Impossible de les emboîter, ils se nient l’un l’autre.
Mais ce décalage entre le texte et l’image ne fait que renforcer l’impact du titre qui s’impose par son étrangeté comme une clef indispensable à la compréhension du tableau.
Par cette négation de l’image, Magritte nous demande de bien vouloir réviser notre jugement.
Mais si ce n’est pas une pipe, qu’est-ce donc ?
C’est une peinture, c’est-à-dire l’image d’une pipe et non une pipe.
Non pas l’objet réel, mais une figure qui montre seulement un certain aspect de l’objet, selon un certain point de vue, une certaine interprétation. »

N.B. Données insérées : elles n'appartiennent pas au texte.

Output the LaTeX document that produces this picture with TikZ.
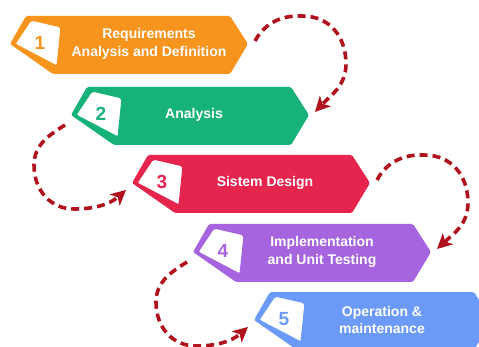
\documentclass[tikz,border=0pt]{standalone}
\usepackage{fontspec}
\setsansfont{Liberation Sans}
\usetikzlibrary{arrows.meta}

\definecolor{stepOrange}{HTML}{F7941D}
\definecolor{stepGreen}{HTML}{17B27A}
\definecolor{stepRed}{HTML}{E6254F}
\definecolor{stepPurple}{HTML}{A664DE}
\definecolor{stepBlue}{HTML}{6B9AF8}
\definecolor{loopRed}{HTML}{B0131D}

\tikzset{
  banner/.style={rounded corners=1.5pt},
  numbox/.style={fill=white,line width=1pt,rounded corners=2pt},
  steptext/.style={text=white,font=\sffamily\bfseries\fontsize{14}{17.5}\selectfont,align=center},
  numtext/.style={font=\sffamily\bfseries\fontsize{19}{19}\selectfont},
  flow/.style={draw=loopRed,line width=3.6pt,dash pattern=on 8pt off 5pt,
    -{Stealth[length=15pt,width=15pt,inset=4pt]}}
}

\begin{document}
\begin{tikzpicture}[x=1pt,y=-1pt]
        \useasboundingbox (0,0) rectangle (479,347);
        \clip (0,0) rectangle (479,347);
        % the five steps
        \foreach \n/\x/\y/\c/\tx/\txt in {
            1/10/44/stepOrange/139/{Requirements\\Analysis and Definition},
            2/71/115/stepGreen/123/{Analysis},
            3/132/183/stepRed/133/{Sistem Design},
            4/193/252/stepPurple/129/{Implementation\\and Unit Testing},
            5/254/320/stepBlue/128/{Operation \&\\maintenance}}{
          \coordinate (L\n) at (\x,\y);
          \coordinate (R\n) at (\x+238,\y);
          \fill[banner,\c] (L\n) -- +(16,-28) -- +(220,-28) -- +(238,0) -- +(220,30) -- +(43,30) -- cycle;
          \filldraw[numbox,draw=\c] (L\n) +(5,0) -- +(21,-24) -- +(51,-17) -- +(47,22) -- cycle;
          \node[numtext,text=\c] (num\n) at ([shift={(30,-1)}]L\n) {\n};
          \node[steptext] (txt\n) at ([shift={(\tx,0)}]L\n) {\txt};
        }
        % loops on the right
        \foreach \i/\j in {1/2,3/4}
          \draw[flow] ([shift={(7,-3)}]R\i) .. controls ([shift={(15,-18)}]R\i) and ([shift={(30,-29)}]R\i) .. ([shift={(54,-28)}]R\i)
            .. controls ([shift={(82,-28)}]R\i) and ([shift={(98,-7)}]R\i) .. ([shift={(98,20)}]R\i)
            .. controls ([shift={(98,42)}]R\i) and ([shift={(82,52)}]R\i) .. ([shift={(6,-3)}]R\j);
        % loops on the left
        \foreach \i/\j in {2/3,4/5}
          \draw[flow] ([shift={(-6,10)}]L\i) .. controls ([shift={(-22,20)}]L\i) and ([shift={(-37,30)}]L\i) .. ([shift={(-37,50)}]L\i)
            .. controls ([shift={(-37,76)}]L\i) and ([shift={(-20,94)}]L\i) .. ([shift={(3,94)}]L\i)
            .. controls ([shift={(22,94)}]L\i) and ([shift={(38,90)}]L\i) .. ([shift={(-6,7)}]L\j);
      \end{tikzpicture}
\end{document}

Le titre ne contredit pas le tableau, il l’affirme autrement.
« Par ce titre qui court-circuite l’image et met à l’épreuve nos préjugés, le tableau ironique de Magritte appelle le spectateur à ne pas s’arrêter devant la ressemblance. (…) Une peinture même figurative ne loge pas dans un simple titre. Dire « ceci est une pipe » est insuffisant puisqu’il existe une infinité d’images possibles et différentes capables de la représenter, or il n’y a qu’un seul mot pour la désigner. Il a fallu que le peintre choisisse entre toutes ces solutions.
C’est peut-être ce choix de l’auteur qu’il faut apprendre à voir, car il est lui aussi porteur d’un sens.

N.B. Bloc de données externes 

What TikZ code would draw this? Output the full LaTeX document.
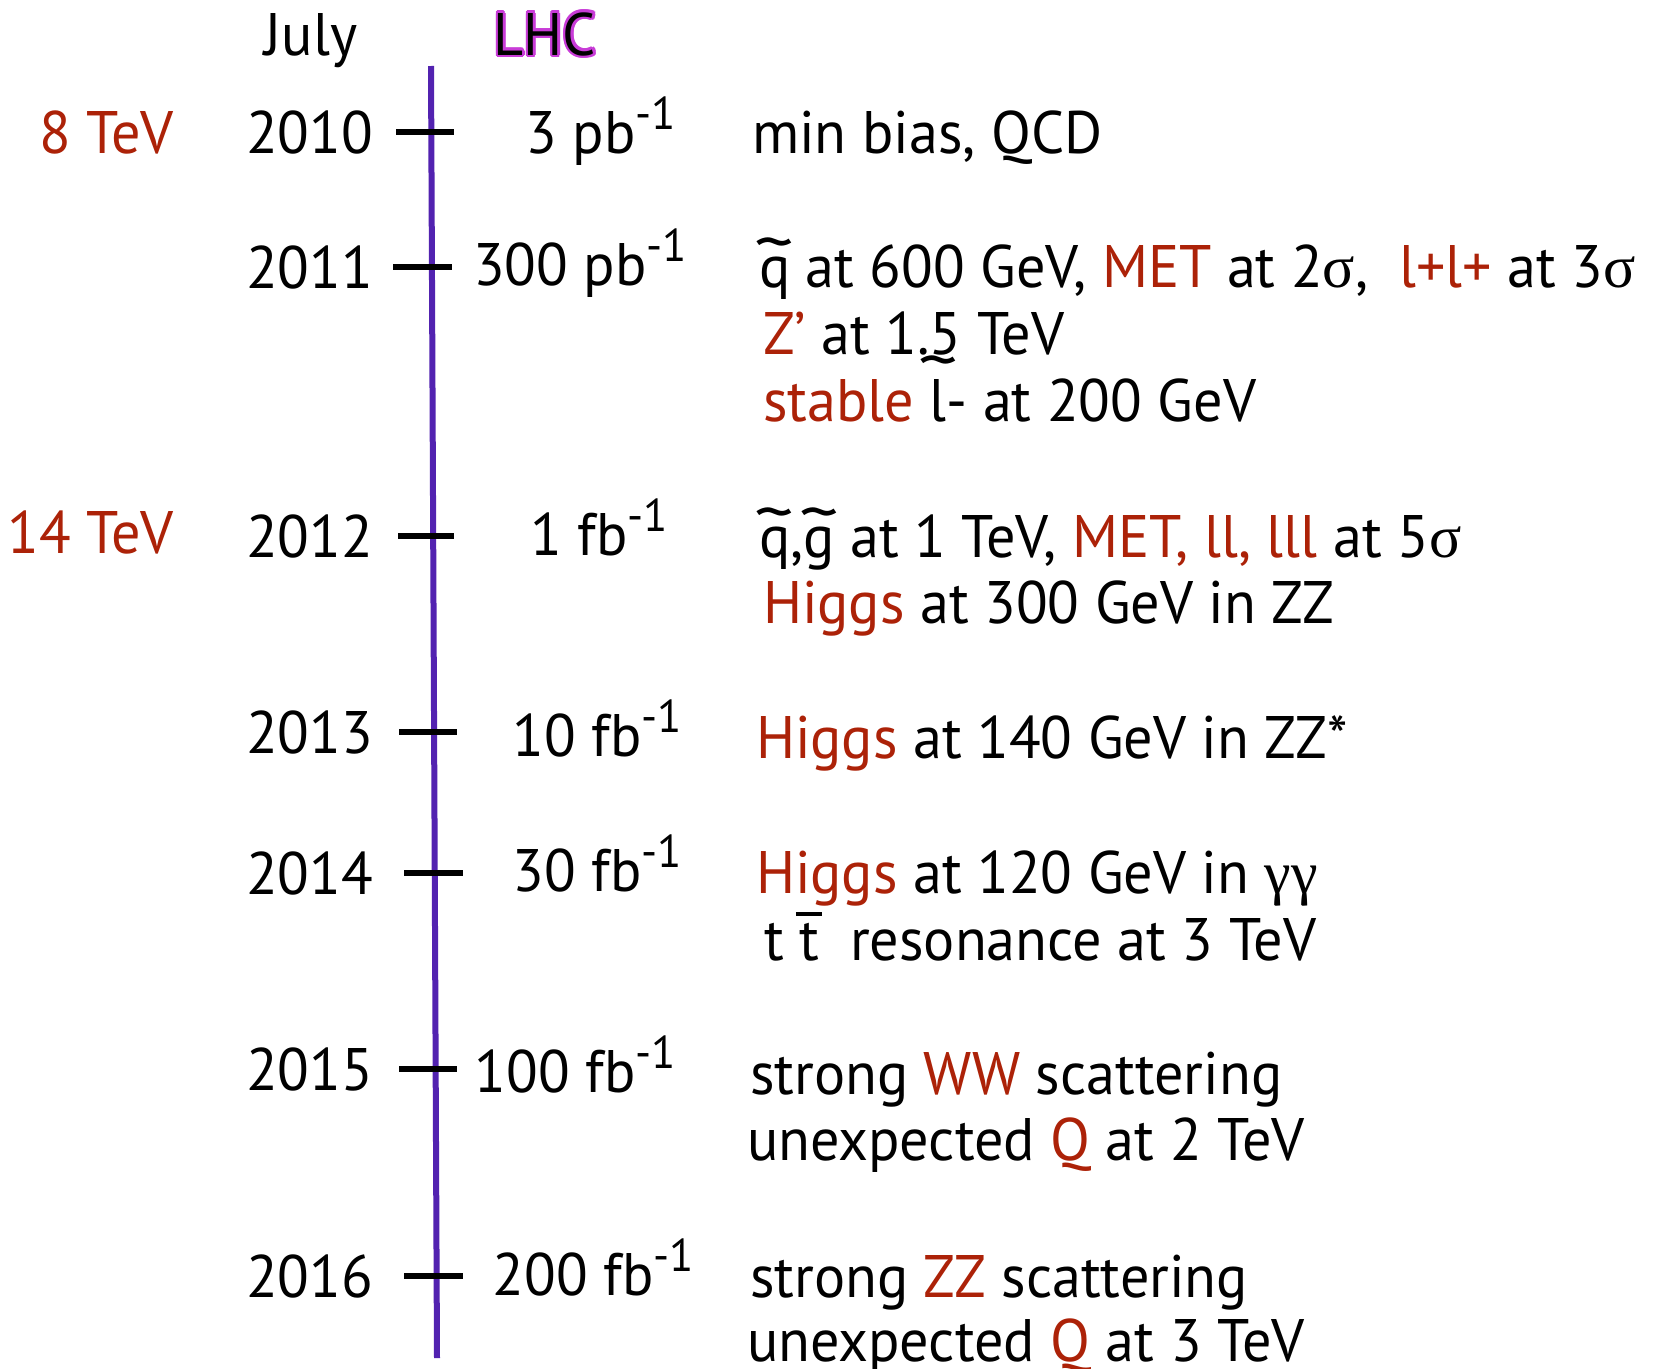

Non pas témoin direct de l’objet, mais témoin de la vision qu’il nous en propose. Même devant la nature, disait Delacroix, « c’est notre imagination qui fait le tableau ».
Philippe Comar – La perspective en jeu – Les dessous de l’image – Découvertes Gallimard
En conclusion
Nous l’aurons compris, la sémiologie nous enseigne que l’image d’un objet n’est pas l’objet lui-même.
Comme disait le sémiologue américain de la fin du 19e siècle, William James : «Le mot « chien » ne mord pas.»
Magritte, lui, a travaillé sur ce paradoxe de 1928 à 1966.